Thermo roll according to any of claims 1 - 6, characterized in that in the axial bore (16) there is an insulation bushing (31) having an air gap (32) between the axial bore (16) and the insulation bushing (31).
Thermo roll according to any of claims 5 - 7, characterized in that width of the neck (24) is the same as the width of the groove (14).
Thermo roll according to any of claims 1 - 8, characterized in that the depth of the groove (14) diminishes in the flow direction of the heat transfer medium.
Thermo roll according to any of claims 1 - 9, characterized in that the thickness of the outer jacket (21) is 20 - 40 mm.
Thermo roll according to any of claims 1 - 10, characterized in that the thickness of the wall of the hollow roll body (13) is 60 - 80 mm.
Thermo roll according to any of claims 1 - 11, characterized in that in the radial bore (29) there is an additional insulation bushing (33) having an air gap (34) between the radial bore (29) and the additional insulation bushing (33) .
Thermo roll according to any of claims 1 - 12, characterized in that there is a central bore (25) in the axle stub (17) and in the beginning of the radial bore (29) is a flow divider (35) arranged inside the central bore (25).

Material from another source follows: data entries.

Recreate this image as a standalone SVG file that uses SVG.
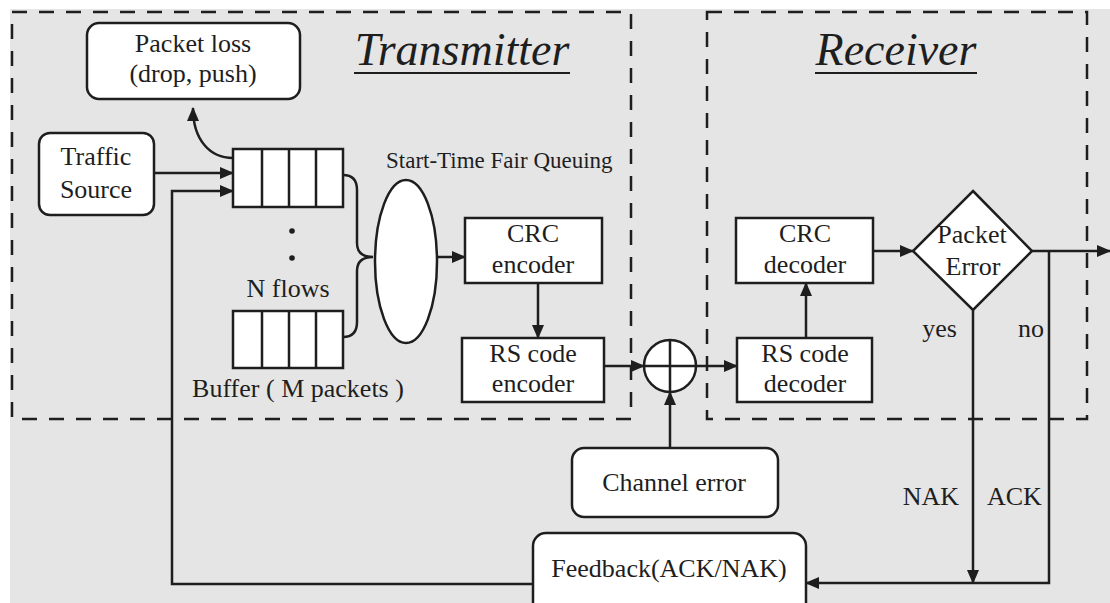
<svg xmlns="http://www.w3.org/2000/svg" width="1110" height="603" viewBox="0 0 1110 603">
<style>
text{font-family:'Liberation Serif','Times New Roman',Tinos,'DejaVu Serif',serif;font-size:26px;fill:#1e1e1e}
.t{text-anchor:middle}
.box{fill:#fff;stroke:#1e1e1e;stroke-width:2.5}
.ln{fill:none;stroke:#1e1e1e;stroke-width:2.5}
.dash{fill:none;stroke:#1e1e1e;stroke-width:2.5;stroke-dasharray:15 12}
.title{font-style:italic;font-size:46px;text-anchor:middle}
</style>
<defs>
<marker id="arr" markerWidth="14" markerHeight="12" refX="13" refY="6" orient="auto" markerUnits="userSpaceOnUse">
<path d="M0,0 L14,6 L0,12 z" fill="#1e1e1e"/>
</marker>
</defs>
<rect x="0" y="0" width="1110" height="603" fill="#fff"/>
<rect x="10" y="9" width="1100" height="594" fill="#e5e5e5"/>

<g id="transmitter">
<rect class="dash" x="12" y="12" width="619" height="407"/>
<text class="title" x="462" y="65">Transmitter</text>
<line x1="354" y1="73" x2="570" y2="73" stroke="#1e1e1e" stroke-width="2.2"/>
</g>
<g id="receiver">
<rect class="dash" x="707" y="12" width="380" height="407"/>
<text class="title" x="896" y="65">Receiver</text>
<line x1="815" y1="73" x2="977" y2="73" stroke="#1e1e1e" stroke-width="2.2"/>
</g>

<g id="connectors">
<path class="ln" d="M233,158 C210,158 193,140 193,108" marker-end="url(#arr)"/>
<line class="ln" x1="154" y1="173" x2="233" y2="173" marker-end="url(#arr)"/>
<path class="ln" d="M533,584 L172,584 L172,191 L233,191" marker-end="url(#arr)"/>
<path class="ln" d="M343,175 Q357,175 357,190 L357,243 Q357,257 373,257 Q357,257 357,271 L357,322 Q357,337 343,337"/>
<line class="ln" x1="437" y1="257" x2="465" y2="257" marker-end="url(#arr)"/>
<line class="ln" x1="538" y1="283" x2="538" y2="338" marker-end="url(#arr)"/>
<line class="ln" x1="604" y1="366" x2="644" y2="366" marker-end="url(#arr)"/>
<line class="ln" x1="696" y1="366" x2="737" y2="366" marker-end="url(#arr)"/>
<line class="ln" x1="670" y1="448" x2="670" y2="392" marker-end="url(#arr)"/>
<line class="ln" x1="806" y1="338" x2="806" y2="283" marker-end="url(#arr)"/>
<line class="ln" x1="873" y1="251" x2="913" y2="251" marker-end="url(#arr)"/>
<line class="ln" x1="1032" y1="251" x2="1110" y2="251" marker-end="url(#arr)"/>
<line class="ln" x1="973" y1="310" x2="973" y2="583" marker-end="url(#arr)"/>
<path class="ln" d="M1049,251 L1049,583 L806,583" marker-end="url(#arr)"/>
<text x="957" y="337" text-anchor="end">yes</text>
<text x="1018" y="337">no</text>
<text x="959" y="505" text-anchor="end">NAK</text>
<text x="987" y="505">ACK</text>
</g>

<g id="packet-loss">
<rect class="box" x="87" y="23" width="213" height="76" rx="12"/>
<text class="t" x="193" y="52">Packet loss</text>
<text class="t" x="193" y="82">(drop, push)</text>
</g>
<g id="traffic-source">
<rect class="box" x="39" y="133" width="115" height="82" rx="11"/>
<text class="t" x="96" y="165">Traffic</text>
<text class="t" x="96" y="198">Source</text>
</g>
<g id="buffer-top">
<rect class="box" x="233" y="149" width="110" height="58"/>
<path class="ln" d="M262,149 V207 M289,149 V207 M316,149 V207"/>
</g>
<g id="flows">
<circle cx="292" cy="231" r="2.8" fill="#1e1e1e"/>
<circle cx="292" cy="258" r="2.8" fill="#1e1e1e"/>
<text class="t" x="288" y="297">N flows</text>
</g>
<g id="buffer-bottom">
<rect class="box" x="233" y="311" width="110" height="57"/>
<path class="ln" d="M262,311 V368 M289,311 V368 M316,311 V368"/>
<text class="t" x="298" y="397">Buffer ( M packets )</text>
</g>
<g id="stfq">
<ellipse class="box" cx="406" cy="261.5" rx="31" ry="81.5"/>
<text x="386" y="168" style="font-size:23px">Start-Time Fair Queuing</text>
</g>
<g id="crc-encoder">
<rect class="box" x="465" y="218" width="137" height="65"/>
<text class="t" x="533" y="242">CRC</text>
<text class="t" x="533" y="273">encoder</text>
</g>
<g id="rs-encoder">
<rect class="box" x="462" y="338" width="142" height="64"/>
<text class="t" x="533" y="362">RS code</text>
<text class="t" x="533" y="392">encoder</text>
</g>
<g id="xor">
<circle class="box" cx="670" cy="366" r="26"/>
<path class="ln" d="M644,366 H696 M670,340 V392"/>
</g>
<g id="rs-decoder">
<rect class="box" x="737" y="338" width="135" height="64"/>
<text class="t" x="805" y="362">RS code</text>
<text class="t" x="805" y="392">decoder</text>
</g>
<g id="crc-decoder">
<rect class="box" x="736" y="218" width="137" height="65"/>
<text class="t" x="805" y="242">CRC</text>
<text class="t" x="805" y="273">decoder</text>
</g>
<g id="packet-error">
<polygon class="box" points="973,191 1032,251 973,310 913,251"/>
<text class="t" x="972" y="243">Packet</text>
<text class="t" x="973" y="275">Error</text>
</g>
<g id="channel-error">
<rect class="box" x="572" y="448" width="206" height="69" rx="12"/>
<text class="t" x="674" y="491">Channel error</text>
</g>
<g id="feedback">
<rect class="box" x="533" y="533" width="273" height="90" rx="13"/>
<text class="t" x="669" y="577">Feedback(ACK/NAK)</text>
</g>
</svg>
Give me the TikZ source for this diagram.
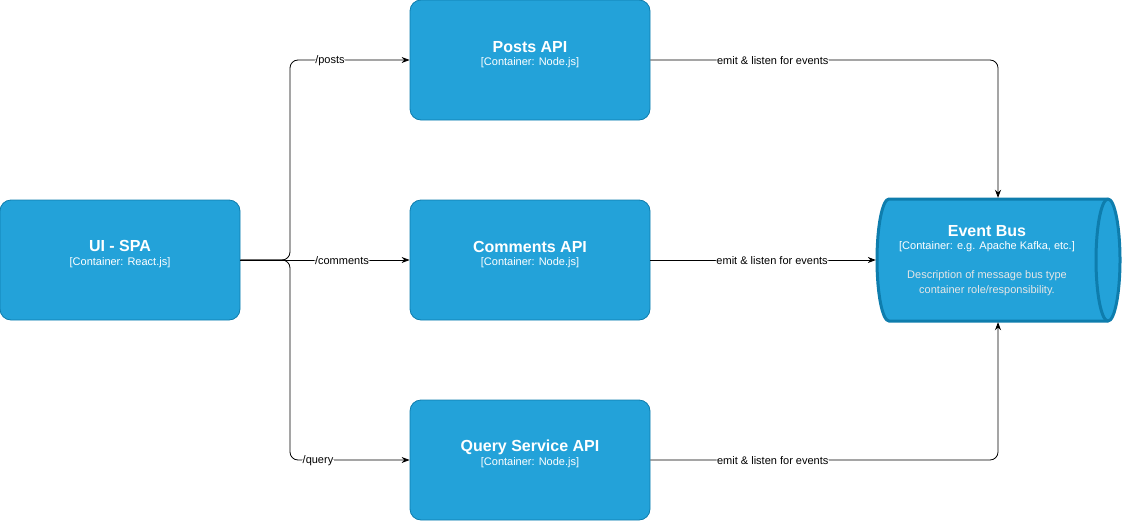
\documentclass[tikz,border=0pt]{standalone}
\usepackage{fontspec}
\setmainfont{Liberation Sans}
\usetikzlibrary{arrows.meta}
\definecolor{cfill}{HTML}{23A2D9}
\definecolor{cstroke}{HTML}{0E7DAD}
\definecolor{cdesc}{HTML}{E6E6E6}
\begin{document}
\begin{tikzpicture}[x=1pt,y=-1pt,
  container/.style={draw=cstroke,fill=cfill,rounded corners=11pt,minimum width=240pt,minimum height=120pt,inner sep=0pt,line width=0.8pt},
  ttl/.style={text=white,font=\bfseries\fontsize{16}{18}\selectfont,inner sep=0pt},
  sub/.style={text=white,font=\fontsize{11}{13}\selectfont,inner sep=0pt},
  conn/.style={draw=black,line width=0.8pt,rounded corners=8pt,-{Stealth[length=8pt,width=6pt]}},
  elab/.style={fill=white,text=black,font=\fontsize{11}{13}\selectfont,inner sep=0.5pt,yshift=-1pt}
]
\useasboundingbox (0,0) rectangle (1124,522);

% boxes
\node[container] (ui) at (120,260) {};
\node[container] (posts) at (530,60) {};
\node[container] (comments) at (530,260) {};
\node[container] (query) at (530,460) {};

\node[ttl] at (120,246) {UI - SPA};
\node[sub] at (120,263) {[Container: React.js]};
\node[ttl] at (530,47) {Posts API};
\node[sub] at (530,63) {[Container: Node.js]};
\node[ttl] at (530,247) {Comments API};
\node[sub] at (530,263) {[Container: Node.js]};
\node[ttl] at (530,447) {Query Service API};
\node[sub] at (530,463) {[Container: Node.js]};

% event bus cylinder
\filldraw[fill=cfill,draw=cstroke,line width=3pt]
  (889,199) -- (1108,199)
  .. controls (1114.6,199) and (1120,226.3) .. (1120,260)
  .. controls (1120,293.7) and (1114.6,321) .. (1108,321)
  -- (889,321)
  .. controls (882.4,321) and (877,293.7) .. (877,260)
  .. controls (877,226.3) and (882.4,199) .. (889,199) -- cycle;
\draw[draw=cstroke,line width=3pt] (1108,199)
  .. controls (1101.4,199) and (1096,226.3) .. (1096,260)
  .. controls (1096,293.7) and (1101.4,321) .. (1108,321);
\node[inner sep=0pt,minimum width=244pt,minimum height=124pt] (bus) at (998,260) {};
\node[ttl] at (987,231) {Event Bus};
\node[sub] at (987,247) {[Container: e.g. Apache Kafka, etc.]};
\node[sub,text=cdesc] at (987,276) {Description of message bus type};
\node[sub,text=cdesc] at (987,291) {container role/responsibility.};

% connectors from UI
\coordinate (split) at (290,260);
\draw[conn] (ui.east) -- (split) |- (posts.west) node[pos=0.667,elab] {/posts};
\draw[conn] (ui.east) -- (split) |- (query.west) node[pos=0.617,elab] {/query};
\draw[conn] (ui.east) -- (comments.west) node[pos=0.6,elab] {/comments};

% connectors to bus
\draw[conn] (posts.east) -| (bus.north) node[pos=0.176,elab] {emit \& listen for events};
\draw[conn] (comments.east) -- (bus.west) node[pos=0.54,elab] {emit \& listen for events};
\draw[conn] (query.east) -| (bus.south) node[pos=0.176,elab] {emit \& listen for events};
\end{tikzpicture}
\end{document}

Thermo roll according to any of claims 1 - 13, characterized in that the both axle stubs (17) with their conducts (18) are identical for feeding heat transfer medium from one axle stub (17) via the channels (22) to the other axle stub (17) .
Thermo roll according to claim 13 or 14, characterized in that inside the central bore (25) and the axle stub (17) there is a central pipe (36) for feeding or returning heat transfer medium.